HALLOWELL — City Council members voted to hand control of budget cuts to City Manager Gary Lamb during its meeting Monday, expecting Lamb to work with staff to cut an additional $193,000 from the municipal budget to help lower taxes next year.

Gary Lamb Joe Phelan/Kennebec Journal file

Councilors also finalized their approval of a package of $181,468 in cuts, discussed at a Finance Committee meeting last week. The two sets of cuts together would reduce the city’s $3.9 million municipal budget to just over $3.5 million — about a 9% reduction.

City officials began the process of cutting the budget more than four months ago, when residents submitted a petition asking the council to reverse its approval of the 2024-25 budget, which raised property taxes by about 20% on average. The City Council then reversed its vote and tried to cut the budget to return money to taxpayers during this fiscal year, only to learn two months later that the path they were taking was illegal.

City officials then shifted to the current approach: freezing several hundred thousand dollars in spending to roll over to next year’s budget as surplus funds, allowing the next City Council to lessen some of the burden on taxpayers.
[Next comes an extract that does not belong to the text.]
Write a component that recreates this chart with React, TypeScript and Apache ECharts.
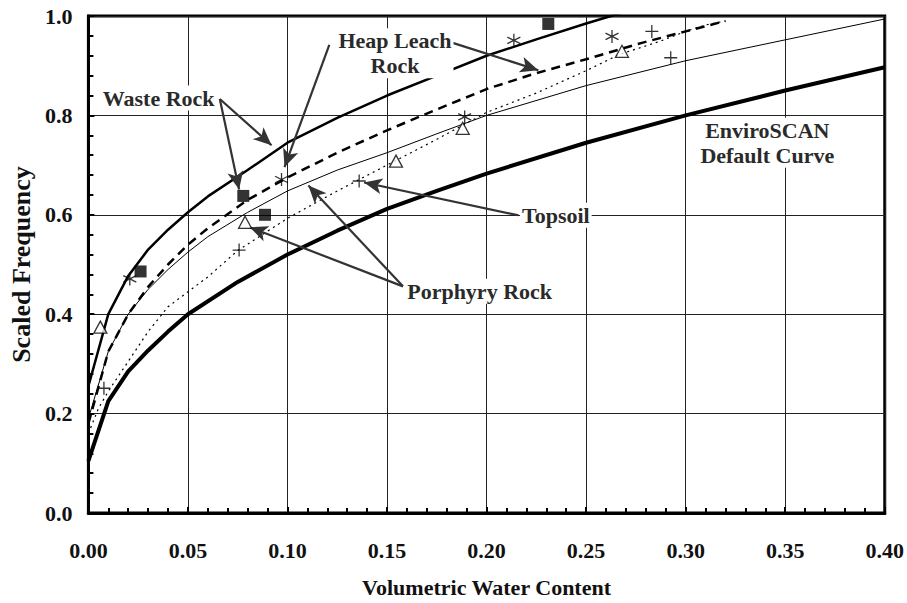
import { useEffect, useRef } from "react";
import * as echarts from "echarts";

// Curves: [volumetric water content, scaled frequency]
const wasteRockCurve = [
  [0, 0.255], [0.01, 0.4], [0.02, 0.477], [0.03, 0.53], [0.04, 0.57], [0.05, 0.605],
  [0.06, 0.637], [0.08, 0.69], [0.1, 0.745], [0.125, 0.795], [0.15, 0.84], [0.175, 0.88],
  [0.2, 0.92], [0.225, 0.953], [0.25, 0.985], [0.275, 1.015],
];
const heapLeachCurve = [
  [0, 0.18], [0.01, 0.325], [0.02, 0.4], [0.03, 0.455], [0.04, 0.5], [0.05, 0.54],
  [0.06, 0.573], [0.08, 0.63], [0.1, 0.675], [0.125, 0.725], [0.15, 0.77], [0.175, 0.812],
  [0.2, 0.853], [0.225, 0.885], [0.25, 0.913], [0.278, 0.946], [0.3, 0.969], [0.32, 0.99],
];
const porphyryCurve = [
  [0, 0.19], [0.01, 0.325], [0.02, 0.4], [0.03, 0.45], [0.04, 0.49], [0.05, 0.525],
  [0.06, 0.556], [0.08, 0.605], [0.1, 0.648], [0.125, 0.69], [0.15, 0.725], [0.175, 0.763],
  [0.2, 0.8], [0.25, 0.86], [0.3, 0.91], [0.35, 0.952], [0.4, 0.994],
];
const topsoilCurve = [
  [0, 0.16], [0.005, 0.21], [0.01, 0.245], [0.02, 0.305], [0.03, 0.365], [0.04, 0.415],
  [0.05, 0.445], [0.06, 0.475], [0.075, 0.528], [0.1, 0.593], [0.125, 0.648], [0.15, 0.7],
  [0.175, 0.752], [0.2, 0.806], [0.225, 0.845], [0.25, 0.89], [0.267, 0.923], [0.287, 0.949],
  [0.3, 0.969], [0.31, 0.982], [0.32, 0.99],
];
const defaultCurve = [
  [0, 0.105], [0.01, 0.225], [0.02, 0.285], [0.03, 0.327], [0.04, 0.365], [0.05, 0.4],
  [0.075, 0.465], [0.1, 0.52], [0.125, 0.568], [0.15, 0.612], [0.175, 0.648], [0.2, 0.683],
  [0.25, 0.745], [0.3, 0.8], [0.35, 0.85], [0.4, 0.897],
];

// Measured points
const wasteRockPoints = [[0.0262, 0.486], [0.0778, 0.638], [0.0887, 0.6], [0.231, 0.984]];
const heapLeachPoints = [[0.0208, 0.471], [0.097, 0.671], [0.189, 0.797], [0.2137, 0.951], [0.263, 0.959]];
const porphyryPoints = [[0.006, 0.374], [0.0787, 0.585], [0.1545, 0.708], [0.188, 0.774], [0.268, 0.929]];
const topsoilPoints = [[0.0078, 0.251], [0.0757, 0.529], [0.136, 0.668], [0.283, 0.969], [0.2925, 0.916]];

// Annotations (data coordinates)
const labelTexts = ["Waste Rock", "Heap Leach\nRock", "Topsoil", "Porphyry Rock", "EnviroSCAN\nDefault Curve"];
const labelCoords = [[0.0353, 0.835], [0.154, 0.925], [0.2348, 0.599], [0.1965, 0.446], [0.341, 0.745]];
const arrowStarts = [
  [0.066, 0.833], [0.066, 0.833], [0.183, 0.946], [0.121, 0.942], [0.216, 0.599], [0.158, 0.456], [0.158, 0.456],
];
const arrowEnds = [
  [0.0757, 0.651], [0.092, 0.74], [0.226, 0.891], [0.0985, 0.696], [0.1385, 0.665], [0.081, 0.575], [0.1105, 0.659],
];

const xTickFormat = (v: number) => v.toFixed(2);
const yTickFormat = (v: number) => v.toFixed(1);

const FONT = "Liberation Serif";

export default function App() {
  const ref = useRef<HTMLDivElement>(null);
  useEffect(() => {
    const chart = echarts.init(ref.current!, null, { renderer: "svg" });
    const lineSeries = (data: number[][], width: number, type: any, z = 3) => ({
      type: "line",
      data,
      symbol: "none",
      showSymbol: false,
      smooth: false,
      clip: true,
      z,
      lineStyle: { color: "#000", width, type },
    });
    const asterisk = "path://M6,0L6,12M1,3L11,9M1,9L11,3";
    const plus = "path://M6,0L6,12M0,6L12,6";
    chart.setOption({
      animation: false,
      backgroundColor: "#fff",
      grid: { left: 86, right: 21, top: 16, bottom: 83, show: true, borderColor: "#000", borderWidth: 3, backgroundColor: "transparent" },
      xAxis: {
        type: "value",
        min: 0,
        max: 0.4,
        interval: 0.05,
        name: "Volumetric Water Content",
        nameLocation: "middle",
        nameGap: 63,
        nameTextStyle: { fontFamily: FONT, fontWeight: "bold", fontSize: 22, color: "#111" },
        axisLine: { show: true, lineStyle: { color: "#000", width: 3 } },
        axisTick: { show: true, inside: true, length: 6, lineStyle: { color: "#000", width: 2 } },
        minorTick: { show: true, splitNumber: 5, length: 5, lineStyle: { color: "#000", width: 2 } },
        splitLine: { show: true, lineStyle: { color: "#222", width: 1 } },
        axisLabel: { formatter: xTickFormat, fontFamily: FONT, fontWeight: "bold", fontSize: 22, color: "#111", margin: 26 },
      },
      yAxis: {
        type: "value",
        min: 0,
        max: 1,
        interval: 0.2,
        name: "Scaled Frequency",
        nameLocation: "middle",
        nameGap: 53,
        nameTextStyle: { fontFamily: FONT, fontWeight: "bold", fontSize: 26, color: "#111" },
        axisLine: { show: true, lineStyle: { color: "#000", width: 3 } },
        axisTick: { show: true, inside: true, length: 6, lineStyle: { color: "#000", width: 2 } },
        minorTick: { show: true, splitNumber: 5, length: 5, lineStyle: { color: "#000", width: 2 } },
        splitLine: { show: true, lineStyle: { color: "#222", width: 1 } },
        axisLabel: { formatter: yTickFormat, fontFamily: FONT, fontWeight: "bold", fontSize: 22, color: "#111", margin: 16 },
      },
      series: [
        lineSeries(defaultCurve, 4, "solid"),
        lineSeries(wasteRockCurve, 2.5, "solid"),
        lineSeries(heapLeachCurve, 2.5, [9, 6]),
        lineSeries(porphyryCurve, 1, "solid"),
        lineSeries(topsoilCurve, 1.2, [2, 4]),
        {
          type: "scatter", data: wasteRockPoints, symbol: "rect", symbolSize: 12, z: 5,
          itemStyle: { color: "#000" },
        },
        {
          type: "scatter", data: heapLeachPoints, symbol: asterisk, symbolSize: 13, z: 5,
          itemStyle: { color: "none", borderColor: "#000", borderWidth: 1.3 },
        },
        {
          type: "scatter", data: porphyryPoints, symbol: "triangle", symbolSize: [13, 12], z: 5,
          itemStyle: { color: "#fff", borderColor: "#000", borderWidth: 1.3 },
        },
        {
          type: "scatter", data: topsoilPoints, symbol: plus, symbolSize: 13, z: 5,
          itemStyle: { color: "none", borderColor: "#000", borderWidth: 1.3 },
        },
        {
          type: "line",
          data: [],
          z: 6,
          markLine: {
            silent: true,
            animation: false,
            symbol: ["none", "arrow"],
            symbolSize: [12, 18],
            lineStyle: { color: "#333", width: 2.2, type: "solid" },
            label: { show: false },
            emphasis: { disabled: true },
            data: arrowStarts.map((s, i) => [{ coord: s }, { coord: arrowEnds[i] }]),
          },
          markPoint: {
            silent: true,
            animation: false,
            symbol: "rect",
            symbolSize: 1,
            itemStyle: { color: "rgba(0,0,0,0)" },
            label: {
              show: true,
              position: "inside",
              fontFamily: FONT,
              fontWeight: "bold",
              fontSize: 22,
              lineHeight: 25,
              color: "#2a2a2a",
              align: "center",
              backgroundColor: "#fff",
              padding: [0, 2],
            },
            data: labelTexts.map((t, i) => ({ coord: labelCoords[i], value: 0, label: { formatter: t } })),
          },
        },
      ],
    });
    return () => chart.dispose();
  }, []);
  return (
    <div
      ref={ref}
      style={{ position: "fixed", left: 0, top: 0, width: 907, height: 603, background: "#fff" }}
    />
  );
}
Ward 1 Councilor and Finance Committee Chairperson Kate Dufour said it was time the City Council stop “micromanaging” the budget and allow staff to make the remaining spending freezes as they see fit.
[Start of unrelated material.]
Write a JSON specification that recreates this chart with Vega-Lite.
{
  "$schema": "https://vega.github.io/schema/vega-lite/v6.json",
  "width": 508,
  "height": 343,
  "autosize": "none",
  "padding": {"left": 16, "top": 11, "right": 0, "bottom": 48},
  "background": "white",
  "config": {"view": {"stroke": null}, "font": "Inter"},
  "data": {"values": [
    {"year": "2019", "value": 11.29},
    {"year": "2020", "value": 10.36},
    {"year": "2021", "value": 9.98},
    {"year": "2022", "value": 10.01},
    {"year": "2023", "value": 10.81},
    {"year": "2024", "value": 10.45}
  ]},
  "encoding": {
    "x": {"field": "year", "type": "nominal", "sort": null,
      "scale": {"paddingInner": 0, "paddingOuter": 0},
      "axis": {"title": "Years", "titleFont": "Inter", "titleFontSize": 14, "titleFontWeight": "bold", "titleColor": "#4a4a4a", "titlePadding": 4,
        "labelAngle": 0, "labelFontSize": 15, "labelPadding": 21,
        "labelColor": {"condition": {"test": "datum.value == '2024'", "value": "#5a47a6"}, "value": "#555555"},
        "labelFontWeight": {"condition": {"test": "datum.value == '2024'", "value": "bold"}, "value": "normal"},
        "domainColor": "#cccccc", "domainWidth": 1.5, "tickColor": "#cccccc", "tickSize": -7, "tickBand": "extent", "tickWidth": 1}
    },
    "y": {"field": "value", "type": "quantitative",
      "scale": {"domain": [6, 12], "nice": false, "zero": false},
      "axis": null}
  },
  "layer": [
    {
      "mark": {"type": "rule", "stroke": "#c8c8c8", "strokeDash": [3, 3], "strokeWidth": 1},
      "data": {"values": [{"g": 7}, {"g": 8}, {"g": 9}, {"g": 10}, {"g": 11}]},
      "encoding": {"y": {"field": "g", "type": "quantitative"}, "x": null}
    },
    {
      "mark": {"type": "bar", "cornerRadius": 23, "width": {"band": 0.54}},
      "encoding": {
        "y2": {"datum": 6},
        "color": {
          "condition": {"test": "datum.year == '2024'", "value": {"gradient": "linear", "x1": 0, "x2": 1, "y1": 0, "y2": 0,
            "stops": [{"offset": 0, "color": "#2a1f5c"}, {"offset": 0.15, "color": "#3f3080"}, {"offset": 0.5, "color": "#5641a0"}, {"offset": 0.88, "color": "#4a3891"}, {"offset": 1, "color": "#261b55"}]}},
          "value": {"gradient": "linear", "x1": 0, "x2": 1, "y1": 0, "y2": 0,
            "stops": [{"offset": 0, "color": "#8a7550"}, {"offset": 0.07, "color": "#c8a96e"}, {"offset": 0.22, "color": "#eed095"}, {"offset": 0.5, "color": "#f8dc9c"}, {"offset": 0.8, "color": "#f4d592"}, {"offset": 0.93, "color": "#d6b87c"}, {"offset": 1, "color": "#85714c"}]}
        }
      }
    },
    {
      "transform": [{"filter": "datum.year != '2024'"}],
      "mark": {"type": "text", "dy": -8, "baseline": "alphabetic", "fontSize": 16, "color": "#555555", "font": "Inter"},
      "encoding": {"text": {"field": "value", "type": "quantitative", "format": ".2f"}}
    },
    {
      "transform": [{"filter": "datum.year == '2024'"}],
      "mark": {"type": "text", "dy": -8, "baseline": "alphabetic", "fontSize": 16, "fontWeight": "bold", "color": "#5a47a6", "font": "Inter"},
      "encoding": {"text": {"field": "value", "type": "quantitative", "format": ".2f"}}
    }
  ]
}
“Again, I’ll stress the fact that we’re six months into a fiscal year, and making the cuts are going to become much, much more difficult and, I can’t come up with another word other than dangerous,” Dufour said. “I don’t mean the sky is falling, by any means, but I think the city manager and staff know exactly where those cuts need to come from. There’s no need for us to keep second-guessing it. Let’s just, please, get this done.”

Ward 5 Councilor Patrick Wynne, who has been opposed to the spending cuts since city officials learned they could not return funds to taxpayers in this fiscal year, was the lone vote against finalizing the $181,468 in cuts. Wynne and Ward 3 Councilor Benjamin Gagnon also voted against giving Lamb control over the new freeze, but neither made comments during the motion.

Mayor George Lapointe said he and the new Finance Committee chairperson — after Dufour leaves the City Council in January — will review the spending freeze Lamb decides on, and that there would be no need for additional action from the council on this year’s budget.